• EXERCISE BRIEF
Write the data out again exactly, dropping any images it holds.

• DATA SEGMENT
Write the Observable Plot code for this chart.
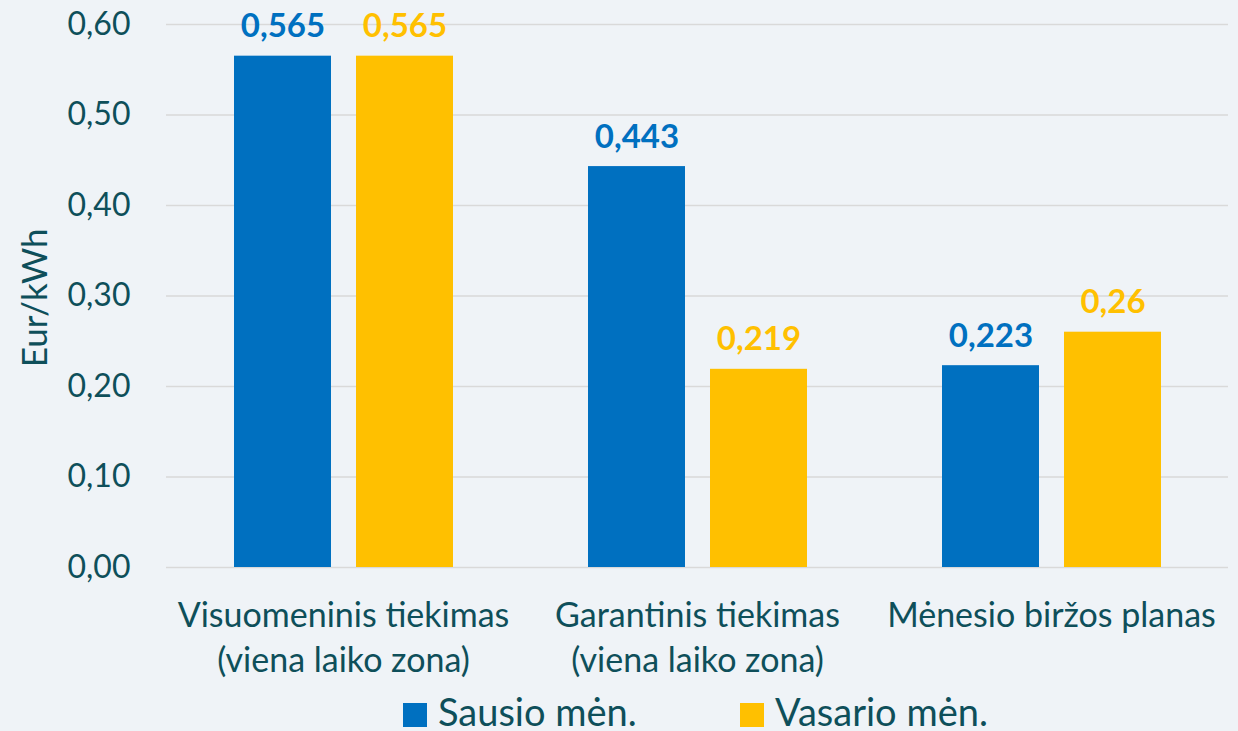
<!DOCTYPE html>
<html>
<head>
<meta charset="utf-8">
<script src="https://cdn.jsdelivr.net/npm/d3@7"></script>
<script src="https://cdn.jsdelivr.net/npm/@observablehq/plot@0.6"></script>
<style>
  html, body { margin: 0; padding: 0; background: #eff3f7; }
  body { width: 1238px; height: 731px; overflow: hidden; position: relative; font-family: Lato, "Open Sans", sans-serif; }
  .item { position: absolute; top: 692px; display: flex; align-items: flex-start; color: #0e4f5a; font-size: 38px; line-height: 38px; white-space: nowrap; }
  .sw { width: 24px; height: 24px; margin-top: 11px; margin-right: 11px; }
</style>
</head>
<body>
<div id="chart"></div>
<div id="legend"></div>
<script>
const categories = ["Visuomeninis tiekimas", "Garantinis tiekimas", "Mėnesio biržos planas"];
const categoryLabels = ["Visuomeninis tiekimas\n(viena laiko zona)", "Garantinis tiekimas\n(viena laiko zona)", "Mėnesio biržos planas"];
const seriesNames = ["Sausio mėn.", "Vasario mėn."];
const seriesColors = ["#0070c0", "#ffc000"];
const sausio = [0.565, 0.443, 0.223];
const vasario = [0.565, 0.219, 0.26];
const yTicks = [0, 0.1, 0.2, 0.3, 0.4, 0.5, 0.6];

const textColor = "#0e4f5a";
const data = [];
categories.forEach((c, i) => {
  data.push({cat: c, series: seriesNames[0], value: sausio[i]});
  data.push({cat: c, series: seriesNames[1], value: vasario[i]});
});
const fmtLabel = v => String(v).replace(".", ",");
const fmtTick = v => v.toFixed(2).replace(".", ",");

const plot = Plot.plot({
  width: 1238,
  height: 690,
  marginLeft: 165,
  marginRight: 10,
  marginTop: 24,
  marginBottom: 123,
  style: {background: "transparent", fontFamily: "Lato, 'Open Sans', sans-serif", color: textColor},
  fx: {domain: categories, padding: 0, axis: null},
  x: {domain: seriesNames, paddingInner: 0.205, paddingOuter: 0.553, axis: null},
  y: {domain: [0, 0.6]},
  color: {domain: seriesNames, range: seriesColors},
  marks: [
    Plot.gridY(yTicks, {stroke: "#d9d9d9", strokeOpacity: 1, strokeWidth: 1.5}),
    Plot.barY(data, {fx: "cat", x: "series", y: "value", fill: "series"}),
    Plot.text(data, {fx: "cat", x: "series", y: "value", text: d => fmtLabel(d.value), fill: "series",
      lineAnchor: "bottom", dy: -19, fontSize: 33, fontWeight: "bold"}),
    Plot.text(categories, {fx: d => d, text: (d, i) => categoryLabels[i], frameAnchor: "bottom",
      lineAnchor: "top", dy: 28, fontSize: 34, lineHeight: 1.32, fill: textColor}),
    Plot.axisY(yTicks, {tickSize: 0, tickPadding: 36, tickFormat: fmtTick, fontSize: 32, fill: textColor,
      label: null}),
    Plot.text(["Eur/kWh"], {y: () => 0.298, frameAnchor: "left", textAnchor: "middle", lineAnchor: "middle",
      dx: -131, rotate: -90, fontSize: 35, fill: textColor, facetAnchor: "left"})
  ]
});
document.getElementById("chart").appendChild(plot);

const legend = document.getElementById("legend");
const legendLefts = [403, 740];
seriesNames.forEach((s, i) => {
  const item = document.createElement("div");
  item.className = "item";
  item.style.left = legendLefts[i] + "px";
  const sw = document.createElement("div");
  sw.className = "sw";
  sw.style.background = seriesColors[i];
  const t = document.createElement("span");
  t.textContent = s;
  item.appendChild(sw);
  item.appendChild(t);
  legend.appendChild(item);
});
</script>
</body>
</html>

• ANSWER FOR THE TASK
Write the Observable Plot code for this chart.
<!DOCTYPE html>
<html>
<head>
<meta charset="utf-8">
<script src="https://cdn.jsdelivr.net/npm/d3@7"></script>
<script src="https://cdn.jsdelivr.net/npm/@observablehq/plot@0.6"></script>
<style>
  html, body { margin: 0; padding: 0; background: #eff3f7; }
  body { width: 1238px; height: 731px; overflow: hidden; position: relative; font-family: Lato, "Open Sans", sans-serif; }
  .item { position: absolute; top: 692px; display: flex; align-items: flex-start; color: #0e4f5a; font-size: 38px; line-height: 38px; white-space: nowrap; }
  .sw { width: 24px; height: 24px; margin-top: 11px; margin-right: 11px; }
</style>
</head>
<body>
<div id="chart"></div>
<div id="legend"></div>
<script>
const categories = ["Visuomeninis tiekimas", "Garantinis tiekimas", "Mėnesio biržos planas"];
const categoryLabels = ["Visuomeninis tiekimas\n(viena laiko zona)", "Garantinis tiekimas\n(viena laiko zona)", "Mėnesio biržos planas"];
const seriesNames = ["Sausio mėn.", "Vasario mėn."];
const seriesColors = ["#0070c0", "#ffc000"];
const sausio = [0.565, 0.443, 0.223];
const vasario = [0.565, 0.219, 0.26];
const yTicks = [0, 0.1, 0.2, 0.3, 0.4, 0.5, 0.6];

const textColor = "#0e4f5a";
const data = [];
categories.forEach((c, i) => {
  data.push({cat: c, series: seriesNames[0], value: sausio[i]});
  data.push({cat: c, series: seriesNames[1], value: vasario[i]});
});
const fmtLabel = v => String(v).replace(".", ",");
const fmtTick = v => v.toFixed(2).replace(".", ",");

const plot = Plot.plot({
  width: 1238,
  height: 690,
  marginLeft: 165,
  marginRight: 10,
  marginTop: 24,
  marginBottom: 123,
  style: {background: "transparent", fontFamily: "Lato, 'Open Sans', sans-serif", color: textColor},
  fx: {domain: categories, padding: 0, axis: null},
  x: {domain: seriesNames, paddingInner: 0.205, paddingOuter: 0.553, axis: null},
  y: {domain: [0, 0.6]},
  color: {domain: seriesNames, range: seriesColors},
  marks: [
    Plot.gridY(yTicks, {stroke: "#d9d9d9", strokeOpacity: 1, strokeWidth: 1.5}),
    Plot.barY(data, {fx: "cat", x: "series", y: "value", fill: "series"}),
    Plot.text(data, {fx: "cat", x: "series", y: "value", text: d => fmtLabel(d.value), fill: "series",
      lineAnchor: "bottom", dy: -19, fontSize: 33, fontWeight: "bold"}),
    Plot.text(categories, {fx: d => d, text: (d, i) => categoryLabels[i], frameAnchor: "bottom",
      lineAnchor: "top", dy: 28, fontSize: 34, lineHeight: 1.32, fill: textColor}),
    Plot.axisY(yTicks, {tickSize: 0, tickPadding: 36, tickFormat: fmtTick, fontSize: 32, fill: textColor,
      label: null}),
    Plot.text(["Eur/kWh"], {y: () => 0.298, frameAnchor: "left", textAnchor: "middle", lineAnchor: "middle",
      dx: -131, rotate: -90, fontSize: 35, fill: textColor, facetAnchor: "left"})
  ]
});
document.getElementById("chart").appendChild(plot);

const legend = document.getElementById("legend");
const legendLefts = [403, 740];
seriesNames.forEach((s, i) => {
  const item = document.createElement("div");
  item.className = "item";
  item.style.left = legendLefts[i] + "px";
  const sw = document.createElement("div");
  sw.className = "sw";
  sw.style.background = seriesColors[i];
  const t = document.createElement("span");
  t.textContent = s;
  item.appendChild(sw);
  item.appendChild(t);
  legend.appendChild(item);
});
</script>
</body>
</html>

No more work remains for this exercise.